**Work instructions**.
Go over the entries below line by line, copying each one that contains the word "this".

**Provided information**.
******************************

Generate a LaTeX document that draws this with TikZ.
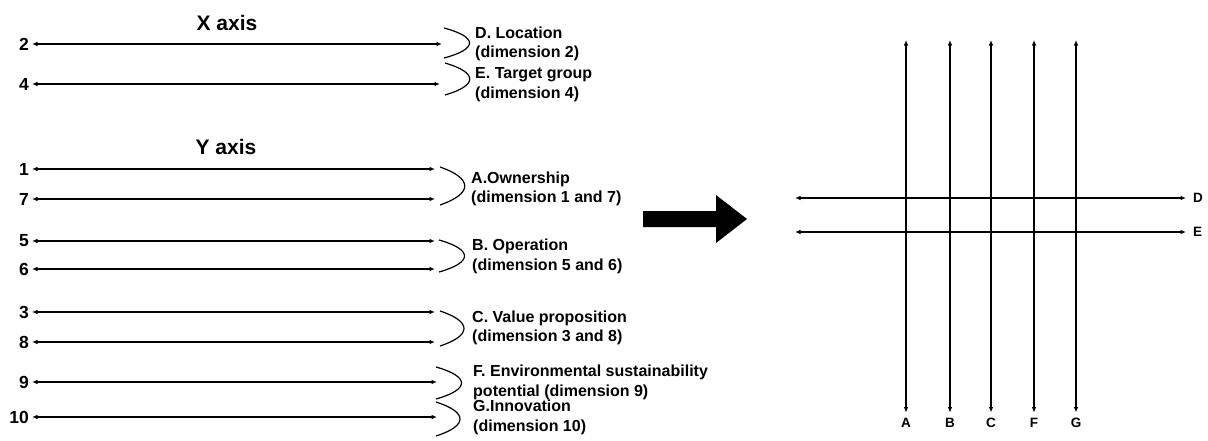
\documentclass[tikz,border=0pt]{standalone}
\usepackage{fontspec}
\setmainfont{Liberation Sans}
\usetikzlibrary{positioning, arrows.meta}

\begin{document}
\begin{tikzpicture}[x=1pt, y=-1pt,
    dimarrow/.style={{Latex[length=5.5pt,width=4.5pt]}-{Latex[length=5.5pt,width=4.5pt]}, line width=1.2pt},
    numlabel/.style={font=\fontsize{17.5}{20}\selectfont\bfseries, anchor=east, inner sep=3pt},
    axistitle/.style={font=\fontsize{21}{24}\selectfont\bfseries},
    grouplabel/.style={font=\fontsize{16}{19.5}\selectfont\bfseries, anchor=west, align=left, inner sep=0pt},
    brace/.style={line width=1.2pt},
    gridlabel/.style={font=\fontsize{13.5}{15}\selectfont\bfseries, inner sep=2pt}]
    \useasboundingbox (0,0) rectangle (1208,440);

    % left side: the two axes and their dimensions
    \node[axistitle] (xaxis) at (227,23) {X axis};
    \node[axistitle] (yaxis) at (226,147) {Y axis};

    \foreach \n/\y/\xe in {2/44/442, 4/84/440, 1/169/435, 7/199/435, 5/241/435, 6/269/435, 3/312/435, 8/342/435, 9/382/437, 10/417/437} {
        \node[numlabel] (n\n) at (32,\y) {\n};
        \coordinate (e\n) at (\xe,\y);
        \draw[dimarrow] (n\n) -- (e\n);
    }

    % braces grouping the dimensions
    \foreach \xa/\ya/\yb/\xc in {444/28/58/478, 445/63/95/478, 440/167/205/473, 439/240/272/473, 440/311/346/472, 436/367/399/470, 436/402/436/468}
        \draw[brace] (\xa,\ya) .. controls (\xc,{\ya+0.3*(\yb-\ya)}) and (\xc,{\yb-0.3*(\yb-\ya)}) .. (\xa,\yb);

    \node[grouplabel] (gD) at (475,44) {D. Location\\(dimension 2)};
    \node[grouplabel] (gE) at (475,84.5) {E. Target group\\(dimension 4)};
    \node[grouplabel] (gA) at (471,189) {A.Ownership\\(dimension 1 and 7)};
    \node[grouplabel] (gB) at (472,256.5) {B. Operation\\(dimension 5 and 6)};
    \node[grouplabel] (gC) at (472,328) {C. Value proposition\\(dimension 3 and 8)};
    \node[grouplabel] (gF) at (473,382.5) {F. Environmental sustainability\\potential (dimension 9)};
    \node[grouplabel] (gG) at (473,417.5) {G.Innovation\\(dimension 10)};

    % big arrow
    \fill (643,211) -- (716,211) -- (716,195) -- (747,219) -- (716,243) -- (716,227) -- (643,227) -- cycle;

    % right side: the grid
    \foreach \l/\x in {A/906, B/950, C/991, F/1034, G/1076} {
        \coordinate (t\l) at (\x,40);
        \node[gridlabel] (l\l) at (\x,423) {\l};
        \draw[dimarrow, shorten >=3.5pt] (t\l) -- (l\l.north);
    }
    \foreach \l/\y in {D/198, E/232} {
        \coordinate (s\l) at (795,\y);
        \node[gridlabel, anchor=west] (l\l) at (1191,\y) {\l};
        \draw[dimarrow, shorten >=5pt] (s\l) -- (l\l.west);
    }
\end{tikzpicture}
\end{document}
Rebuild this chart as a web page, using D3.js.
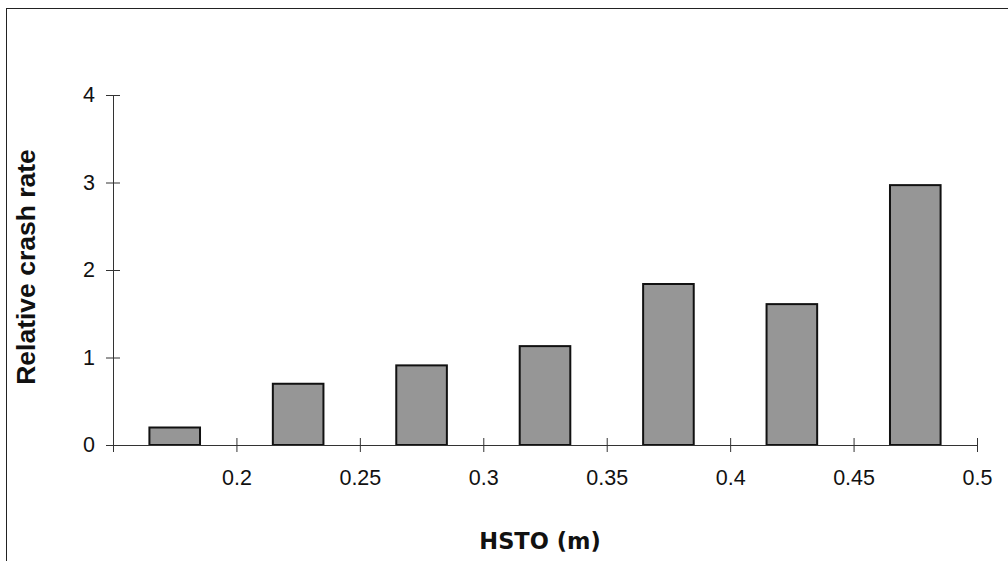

******************************

**Task response**.
Generate a LaTeX document that draws this with TikZ.
Rebuild this chart as a web page, using D3.js.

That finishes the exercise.